**Work to complete**
In the lines below, output everything from the first line through the line containing "(10,10) rectangle (951,543);" exactly as it is. Pictures are not part of the output.
-- START OF Material --
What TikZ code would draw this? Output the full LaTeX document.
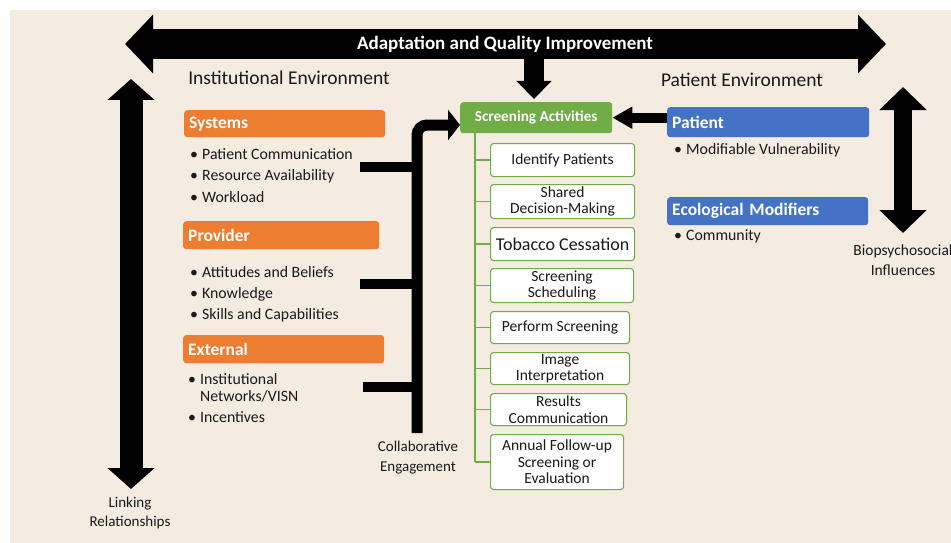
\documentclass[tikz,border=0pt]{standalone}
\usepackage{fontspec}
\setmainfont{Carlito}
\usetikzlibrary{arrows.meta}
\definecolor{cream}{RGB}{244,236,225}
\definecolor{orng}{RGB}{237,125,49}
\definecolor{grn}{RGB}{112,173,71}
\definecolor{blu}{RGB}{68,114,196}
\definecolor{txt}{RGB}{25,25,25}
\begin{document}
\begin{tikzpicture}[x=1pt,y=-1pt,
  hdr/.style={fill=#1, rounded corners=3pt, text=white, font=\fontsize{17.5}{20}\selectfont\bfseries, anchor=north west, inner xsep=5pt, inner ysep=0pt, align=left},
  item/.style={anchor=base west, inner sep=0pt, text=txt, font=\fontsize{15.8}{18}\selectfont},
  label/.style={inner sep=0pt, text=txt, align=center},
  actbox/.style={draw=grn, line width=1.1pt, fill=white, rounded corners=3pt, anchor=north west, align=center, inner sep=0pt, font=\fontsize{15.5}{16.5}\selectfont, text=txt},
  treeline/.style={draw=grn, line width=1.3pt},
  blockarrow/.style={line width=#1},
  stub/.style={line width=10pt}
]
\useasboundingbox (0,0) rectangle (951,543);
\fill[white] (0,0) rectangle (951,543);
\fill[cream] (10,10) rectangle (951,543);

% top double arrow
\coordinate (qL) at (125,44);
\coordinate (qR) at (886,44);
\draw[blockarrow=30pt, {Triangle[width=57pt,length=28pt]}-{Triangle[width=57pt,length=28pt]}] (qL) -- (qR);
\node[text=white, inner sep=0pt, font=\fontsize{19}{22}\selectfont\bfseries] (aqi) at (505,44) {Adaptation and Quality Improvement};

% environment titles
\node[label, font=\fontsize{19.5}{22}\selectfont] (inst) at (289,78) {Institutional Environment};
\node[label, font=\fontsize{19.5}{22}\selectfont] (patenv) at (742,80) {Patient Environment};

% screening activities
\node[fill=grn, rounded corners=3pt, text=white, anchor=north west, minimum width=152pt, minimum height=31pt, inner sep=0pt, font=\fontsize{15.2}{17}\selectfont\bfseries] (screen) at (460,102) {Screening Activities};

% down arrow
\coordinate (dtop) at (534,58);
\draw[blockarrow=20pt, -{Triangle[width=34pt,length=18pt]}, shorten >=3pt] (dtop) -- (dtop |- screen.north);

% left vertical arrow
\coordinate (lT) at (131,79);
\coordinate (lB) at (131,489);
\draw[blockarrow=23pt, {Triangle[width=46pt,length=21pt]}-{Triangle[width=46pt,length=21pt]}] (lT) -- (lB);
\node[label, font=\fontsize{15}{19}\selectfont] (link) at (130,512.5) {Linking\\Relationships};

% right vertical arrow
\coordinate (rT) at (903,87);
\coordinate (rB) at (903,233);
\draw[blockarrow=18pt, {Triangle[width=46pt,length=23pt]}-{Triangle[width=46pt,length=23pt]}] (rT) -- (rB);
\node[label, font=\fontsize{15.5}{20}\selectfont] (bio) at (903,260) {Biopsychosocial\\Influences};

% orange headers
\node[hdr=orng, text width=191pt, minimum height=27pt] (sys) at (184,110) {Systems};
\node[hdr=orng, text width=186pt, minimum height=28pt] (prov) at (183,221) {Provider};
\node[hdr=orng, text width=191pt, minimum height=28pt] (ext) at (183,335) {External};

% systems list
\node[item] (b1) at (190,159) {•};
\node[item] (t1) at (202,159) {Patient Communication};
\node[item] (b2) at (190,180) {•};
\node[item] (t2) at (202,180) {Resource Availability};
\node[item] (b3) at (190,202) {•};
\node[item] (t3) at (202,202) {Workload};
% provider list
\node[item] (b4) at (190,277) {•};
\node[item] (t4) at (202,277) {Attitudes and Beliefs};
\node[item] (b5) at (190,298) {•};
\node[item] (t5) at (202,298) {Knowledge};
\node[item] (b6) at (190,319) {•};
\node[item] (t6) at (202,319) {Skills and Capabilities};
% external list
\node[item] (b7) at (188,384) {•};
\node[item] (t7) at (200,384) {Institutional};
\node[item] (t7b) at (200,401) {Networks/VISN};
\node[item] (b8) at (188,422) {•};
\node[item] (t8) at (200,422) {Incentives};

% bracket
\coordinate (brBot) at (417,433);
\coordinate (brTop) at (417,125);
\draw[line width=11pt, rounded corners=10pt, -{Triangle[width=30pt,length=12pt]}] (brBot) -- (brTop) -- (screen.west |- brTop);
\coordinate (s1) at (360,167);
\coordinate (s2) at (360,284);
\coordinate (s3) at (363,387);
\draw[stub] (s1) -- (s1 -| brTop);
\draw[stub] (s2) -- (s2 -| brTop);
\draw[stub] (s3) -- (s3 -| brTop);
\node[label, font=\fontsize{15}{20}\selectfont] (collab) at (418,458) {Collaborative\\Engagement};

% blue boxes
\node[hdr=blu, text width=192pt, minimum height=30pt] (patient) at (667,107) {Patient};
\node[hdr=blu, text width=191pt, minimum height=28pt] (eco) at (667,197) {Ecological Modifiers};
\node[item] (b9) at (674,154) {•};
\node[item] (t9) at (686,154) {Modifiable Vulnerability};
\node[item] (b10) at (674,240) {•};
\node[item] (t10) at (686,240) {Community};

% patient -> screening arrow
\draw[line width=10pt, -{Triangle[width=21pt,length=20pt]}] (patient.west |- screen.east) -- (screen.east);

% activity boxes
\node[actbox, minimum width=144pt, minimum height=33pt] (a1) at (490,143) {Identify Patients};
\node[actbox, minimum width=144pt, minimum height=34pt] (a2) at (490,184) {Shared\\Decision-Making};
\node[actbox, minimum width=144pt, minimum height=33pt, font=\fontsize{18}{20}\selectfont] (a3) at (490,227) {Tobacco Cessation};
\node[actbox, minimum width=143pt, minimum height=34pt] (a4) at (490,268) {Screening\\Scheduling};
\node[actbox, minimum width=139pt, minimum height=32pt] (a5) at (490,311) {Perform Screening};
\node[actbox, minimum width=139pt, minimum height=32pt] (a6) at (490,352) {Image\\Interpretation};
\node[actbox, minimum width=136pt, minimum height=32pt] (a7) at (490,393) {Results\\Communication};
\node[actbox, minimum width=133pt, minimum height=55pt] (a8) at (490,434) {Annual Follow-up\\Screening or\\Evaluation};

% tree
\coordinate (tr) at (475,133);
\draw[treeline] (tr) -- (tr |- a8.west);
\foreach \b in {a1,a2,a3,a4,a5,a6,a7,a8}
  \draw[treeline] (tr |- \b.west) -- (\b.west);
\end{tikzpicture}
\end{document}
-- END OF Material --
**Response below**
What TikZ code would draw this? Output the full LaTeX document.
\documentclass[tikz,border=0pt]{standalone}
\usepackage{fontspec}
\setmainfont{Carlito}
\usetikzlibrary{arrows.meta}
\definecolor{cream}{RGB}{244,236,225}
\definecolor{orng}{RGB}{237,125,49}
\definecolor{grn}{RGB}{112,173,71}
\definecolor{blu}{RGB}{68,114,196}
\definecolor{txt}{RGB}{25,25,25}
\begin{document}
\begin{tikzpicture}[x=1pt,y=-1pt,
  hdr/.style={fill=#1, rounded corners=3pt, text=white, font=\fontsize{17.5}{20}\selectfont\bfseries, anchor=north west, inner xsep=5pt, inner ysep=0pt, align=left},
  item/.style={anchor=base west, inner sep=0pt, text=txt, font=\fontsize{15.8}{18}\selectfont},
  label/.style={inner sep=0pt, text=txt, align=center},
  actbox/.style={draw=grn, line width=1.1pt, fill=white, rounded corners=3pt, anchor=north west, align=center, inner sep=0pt, font=\fontsize{15.5}{16.5}\selectfont, text=txt},
  treeline/.style={draw=grn, line width=1.3pt},
  blockarrow/.style={line width=#1},
  stub/.style={line width=10pt}
]
\useasboundingbox (0,0) rectangle (951,543);
\fill[white] (0,0) rectangle (951,543);
\fill[cream] (10,10) rectangle (951,543);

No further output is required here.